Build Smaller Submarines
Reducing the size of the submarine will give rise to three major advantages. The most significant advantage would be the reduction in the target strength of the submarine. The current submarines, being bigger than some smaller new class, naturally present active sonars with large targets and thus an increased probability of detection from these sonar systems. The larger target and easier detection also applies to the active sonar installed in every anti-submarine torpedo. The anechoic coating being installed on our submarines reduces the target strength of the submarine, but attaching the coating to a much smaller submarine could make that submarine virtually undetectable to active sonar systems. This would enable the bold submariner to sneak into an active sonar area which other submarines would have to avoid.

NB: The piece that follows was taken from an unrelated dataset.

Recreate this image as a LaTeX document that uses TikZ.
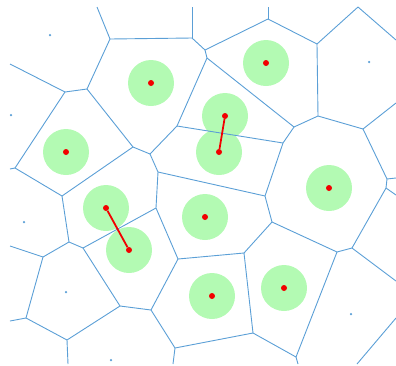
\documentclass[tikz,border=0pt]{standalone}
\usepackage{tikz}
\usetikzlibrary{positioning}
\definecolor{edgeBlue}{HTML}{5B9FD6}
\definecolor{zoneGreen}{HTML}{B3FAB3}
\definecolor{siteRed}{HTML}{F20000}
\tikzset{
  edge/.style={draw=edgeBlue, line width=0.9pt},
  zone/.style={circle, fill=zoneGreen, minimum size=46pt, inner sep=0pt},
  site/.style={circle, fill=siteRed, minimum size=6pt, inner sep=0pt},
  seed/.style={circle, fill=edgeBlue, minimum size=2.5pt, inner sep=0pt},
  link/.style={draw=siteRed, line width=1.8pt},
}

\begin{document}
\begin{tikzpicture}[x=1pt, y=-1pt]
    \useasboundingbox (0,0) rectangle (396,365);

    % zones round the sites
    \foreach \n/\p in {1/{151,83}, 2/{266,63}, 3/{66,152}, 4/{225,116}, 5/{219,152},
                       6/{329,188}, 7/{106,208}, 8/{129,250}, 9/{205,217},
                       10/{212,296}, 11/{284,288}}
      \node[zone] (z\n) at (\p) {};

    % cell corners
    \coordinate (A) at (110,39);   \coordinate (B) at (192,38);
    \coordinate (C) at (65,92);    \coordinate (D) at (87,89);
    \coordinate (E) at (15,168);   \coordinate (F) at (62,196);
    \coordinate (G) at (133,147);  \coordinate (H) at (150,154);
    \coordinate (I) at (177,126);  \coordinate (J) at (205,50);
    \coordinate (K) at (268,19);   \coordinate (L) at (207,58);
    \coordinate (M) at (294,127);  \coordinate (N) at (283,143);
    \coordinate (O) at (265,196);  \coordinate (P) at (158,172);
    \coordinate (Q) at (317,44);   \coordinate (R) at (318,116);
    \coordinate (S) at (363,129);  \coordinate (T) at (387,179);
    \coordinate (U) at (386,188);  \coordinate (V) at (352,248);
    \coordinate (W) at (337,252);  \coordinate (X) at (272,222);
    \coordinate (Y) at (244,253);  \coordinate (Z) at (178,259);
    \coordinate (AA) at (156,208); \coordinate (BB) at (69,242);
    \coordinate (CC) at (83,248);  \coordinate (DD) at (120,306);
    \coordinate (EE) at (151,310); \coordinate (FF) at (175,348);
    \coordinate (GG) at (253,333); \coordinate (HH) at (296,357);
    \coordinate (II) at (43,257);  \coordinate (JJ) at (26,318);
    \coordinate (KK) at (67,340);  \coordinate (LL) at (358,7);

    % open ends at the frame
    \coordinate (tA) at (97,7);    \coordinate (tB) at (192,7);
    \coordinate (tK) at (268,7);   \coordinate (lC) at (10,64);
    \coordinate (lE) at (10,169);  \coordinate (lII) at (10,246);
    \coordinate (lJJ) at (10,321); \coordinate (bKK) at (68,364);
    \coordinate (bFF) at (173,364); \coordinate (bHH) at (298,364);
    \coordinate (rLL) at (396,40); \coordinate (rS) at (396,103);
    \coordinate (rT) at (396,178); \coordinate (rU) at (396,195);
    \coordinate (rV) at (396,281); \coordinate (rc) at (396,318);
    \coordinate (bc) at (357,364);

    % cell edges
    \foreach \a/\b in {A/B, A/D, A/tA, B/tB, B/J, J/K, K/tK, J/L, L/I, L/M,
                       I/H, I/N, H/G, G/D, D/C, C/lC, C/E, E/lE, E/F, F/G,
                       F/BB, H/P, P/O, P/AA, N/M, N/O, M/R, R/Q, Q/K, Q/LL,
                       LL/rLL, R/S, S/rS, S/T, T/rT, T/U, U/rU, U/V, V/W, V/rV,
                       W/X, X/O, W/HH, X/Y, Y/Z, Y/GG, Z/AA, Z/EE, AA/CC, BB/CC,
                       BB/II, II/lII, II/JJ, JJ/lJJ, JJ/KK, KK/bKK, KK/DD, DD/CC,
                       DD/EE, EE/FF, FF/bFF, FF/GG, GG/HH, HH/bHH, rc/bc}
      \draw[edge] (\a) -- (\b);

    % plain sites
    \foreach \n/\p in {1/{50,35}, 2/{11,115}, 3/{369,62}, 4/{24,222},
                       5/{66,292}, 6/{111,360}, 7/{351,314}}
      \node[seed] (q\n) at (\p) {};

    % marked sites
    \foreach \n in {1,...,11}
      \node[site] (s\n) at (z\n.center) {};

    \draw[link] (s4) -- (s5);
    \draw[link] (s7) -- (s8);
\end{tikzpicture}
\end{document}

The SSN-21 is the most capable offensive submarine that the United States Navy has ever built and it is undeniably needed as the mainstay of the United States Submarine Force of the future. But more thought needs to be given to the defensive capabilities of our follow-on submarines. There are numerous highly capable submarines and anti-submarine weapons in the possession of the many nations around the world. Our submarine commanders should be able to effectively defend their ship, take the submarine in harm’s way, and then return to the United States. Enhancing the defensive capabilities of the submarine will help to ensure that this is the outcome of future submarine combat patrols.